At this point, I would probably edit the kernel command line, add init=/bin/bash to get a console without having a password for any user, and retrieve the new public key. Then remove the old one from known_host (save it, just in case you need it to understand what happened), restart the server, and during the next SSH connection compare the one provided by the server to the one you retrieved via the rescue console. If they are the same, the connection is secure (no man in the middle), and you can comfortably inspect the logs to figure out what triggered the key regeneration.

Okay, I did that. Turns out it really was a changed host key.

Now I’m curious as to why that happened. Changing a host key is a big deal, I don’t think it should ever be done without conscious input from the system’s operator. I can see this throwing some security-conscious workflows for a loop, while rewarding bad practices. (I.e. just deleting the old host key when you see this error. I cannot count the times I’ve seen companies do that as SOP…)

Next step is to find out why the machine just completely dropped its IPv6 address…

According to journalctl, it was a service called “cloud-init” that did it, but it doesn’t seem to have logged a reason.

For my VM in the cloud the cloud-init is provided by my hosting company, not Fedora.
They do all sorts of things that are hosting-company related in cloud-init.

EDIT: the hosting company stuff may not be in cloud init after all…

Is this the case for you are well?

I wonder is the host key was using a weak cypher and got replaced on the upgrade?

Unfortunately, this is all too common when security starts getting in the way. As soon as there are all these annoying error messages, users either dismiss them without thinking or actively work around security. :frowning:

I guess that is it.

Just remember, If your work with root on your local machine, ssh connections are stored in /root/.ssh

Just in case you have a mix up about your local home and your local /root directory.

Honestly, no idea. This is the first time I’ve heard of cloud-init, and I’m still trying to figure out what exactly it is. It seems to come from Canonical. So far, I have no luck even finding documentation for it.

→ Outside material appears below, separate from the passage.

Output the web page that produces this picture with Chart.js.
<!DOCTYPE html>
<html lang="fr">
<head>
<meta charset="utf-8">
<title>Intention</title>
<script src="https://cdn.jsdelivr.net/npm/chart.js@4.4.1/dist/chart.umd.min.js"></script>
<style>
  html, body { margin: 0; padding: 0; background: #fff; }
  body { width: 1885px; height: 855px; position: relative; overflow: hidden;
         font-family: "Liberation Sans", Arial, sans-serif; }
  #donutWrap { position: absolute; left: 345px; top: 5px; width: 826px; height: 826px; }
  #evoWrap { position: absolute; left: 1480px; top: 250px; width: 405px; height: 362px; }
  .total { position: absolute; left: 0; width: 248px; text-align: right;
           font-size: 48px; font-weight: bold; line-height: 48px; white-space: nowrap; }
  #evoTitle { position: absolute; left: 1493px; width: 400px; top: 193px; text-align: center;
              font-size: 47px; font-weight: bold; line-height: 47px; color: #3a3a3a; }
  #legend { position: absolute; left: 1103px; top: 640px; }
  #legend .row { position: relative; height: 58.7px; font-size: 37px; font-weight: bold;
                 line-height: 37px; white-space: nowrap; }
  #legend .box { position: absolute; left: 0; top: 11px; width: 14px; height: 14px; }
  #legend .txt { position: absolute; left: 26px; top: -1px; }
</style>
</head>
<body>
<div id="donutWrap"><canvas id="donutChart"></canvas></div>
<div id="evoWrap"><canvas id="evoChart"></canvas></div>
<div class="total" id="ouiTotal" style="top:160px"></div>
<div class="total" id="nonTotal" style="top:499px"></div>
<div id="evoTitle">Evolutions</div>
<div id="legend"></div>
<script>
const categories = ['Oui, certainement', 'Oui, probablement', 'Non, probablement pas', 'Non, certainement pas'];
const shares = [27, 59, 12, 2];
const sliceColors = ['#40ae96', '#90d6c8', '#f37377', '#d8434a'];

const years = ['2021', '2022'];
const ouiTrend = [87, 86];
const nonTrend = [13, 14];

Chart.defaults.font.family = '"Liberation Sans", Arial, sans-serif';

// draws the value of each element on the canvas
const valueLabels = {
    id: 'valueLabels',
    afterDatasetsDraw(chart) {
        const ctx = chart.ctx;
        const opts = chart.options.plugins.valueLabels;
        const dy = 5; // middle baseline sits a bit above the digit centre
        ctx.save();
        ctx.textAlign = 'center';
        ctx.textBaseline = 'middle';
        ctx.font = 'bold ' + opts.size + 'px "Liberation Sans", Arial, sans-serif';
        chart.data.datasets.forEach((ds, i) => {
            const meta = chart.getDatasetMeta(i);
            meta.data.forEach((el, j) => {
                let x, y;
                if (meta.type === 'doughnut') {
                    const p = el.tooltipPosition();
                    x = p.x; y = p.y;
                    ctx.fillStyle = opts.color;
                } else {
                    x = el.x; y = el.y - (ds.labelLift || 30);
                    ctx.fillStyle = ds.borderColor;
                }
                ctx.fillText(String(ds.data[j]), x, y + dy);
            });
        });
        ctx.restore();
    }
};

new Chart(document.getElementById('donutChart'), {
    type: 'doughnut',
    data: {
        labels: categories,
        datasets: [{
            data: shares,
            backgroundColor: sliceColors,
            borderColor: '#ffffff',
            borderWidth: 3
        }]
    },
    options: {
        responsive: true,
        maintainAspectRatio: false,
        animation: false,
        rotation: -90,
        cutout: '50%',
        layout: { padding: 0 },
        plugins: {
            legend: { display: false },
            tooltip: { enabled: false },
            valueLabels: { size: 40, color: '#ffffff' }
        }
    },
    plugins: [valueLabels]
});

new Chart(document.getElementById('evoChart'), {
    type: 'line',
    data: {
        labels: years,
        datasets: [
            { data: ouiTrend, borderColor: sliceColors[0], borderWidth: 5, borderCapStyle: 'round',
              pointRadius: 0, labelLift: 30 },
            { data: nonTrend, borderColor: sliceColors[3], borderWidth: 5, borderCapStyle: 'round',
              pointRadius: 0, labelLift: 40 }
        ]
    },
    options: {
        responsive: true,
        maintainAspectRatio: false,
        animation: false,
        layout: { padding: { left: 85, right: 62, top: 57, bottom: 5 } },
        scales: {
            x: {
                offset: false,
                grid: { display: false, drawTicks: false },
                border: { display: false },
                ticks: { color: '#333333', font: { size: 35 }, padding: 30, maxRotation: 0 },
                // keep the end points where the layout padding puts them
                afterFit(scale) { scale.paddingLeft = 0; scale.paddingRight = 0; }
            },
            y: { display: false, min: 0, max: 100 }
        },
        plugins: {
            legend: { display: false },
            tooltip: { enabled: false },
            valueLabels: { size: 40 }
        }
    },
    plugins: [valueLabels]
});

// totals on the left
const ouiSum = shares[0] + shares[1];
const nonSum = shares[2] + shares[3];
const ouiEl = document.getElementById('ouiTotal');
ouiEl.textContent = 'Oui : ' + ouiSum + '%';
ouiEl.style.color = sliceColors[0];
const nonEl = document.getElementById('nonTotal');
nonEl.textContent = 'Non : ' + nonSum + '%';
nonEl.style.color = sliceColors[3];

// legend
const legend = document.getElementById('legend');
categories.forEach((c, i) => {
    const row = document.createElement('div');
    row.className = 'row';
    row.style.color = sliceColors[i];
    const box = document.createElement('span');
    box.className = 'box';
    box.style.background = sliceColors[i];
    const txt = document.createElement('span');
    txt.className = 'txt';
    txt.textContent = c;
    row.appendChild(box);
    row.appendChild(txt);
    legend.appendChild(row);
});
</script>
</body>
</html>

It sounds like something you would use to set up the internals of a cloud based virtual server, except Hetzner (my hosting provider) already has their own solutions for that.

Edit: The docs are at cloud-init 26.1 documentation

Systemd services have docs and point to them from the unit files.
For example:

systemctl cat cloud-init.target
# /usr/lib/systemd/system/cloud-init.target
# cloud-init.target is enabled by cloud-init-generator
# To disable it you can either:
#  a.) boot with kernel cmdline of 'cloud-init=disabled'
#  b.) touch a file /etc/cloud/cloud-init.disabled
#
# cloud-init.target is a  synchronization point when all cloud-init's initial
# system configuration tasks have completed. To order a service after cloud-init
# is done, add the directives as applicable:
#  After=cloud-init.target and Wants=cloud-init.target

There are a lot of cloud-init-*.service files installed on my VM.

This is a warning message that was implemented in OpenSSH 10.1. From the text, I am pretty sure this is client side. Also, because F43 has sshd 10.0 (not 10.1 or higher), this message must be from your >=10.1 client:

Potentially-incompatible changes
--------------------------------

 * ssh(1): add a warning when the connection negotiates a non-post
   quantum key agreement algorithm.

   This warning has been added due to the risk of "store now, decrypt
   later" attacks. More details at https://openssh.com/pq.html

   This warning may be controlled via a new WarnWeakCrypto ssh_config
   option, defaulting to on. This option is likely to control
   additional weak crypto warnings in the future.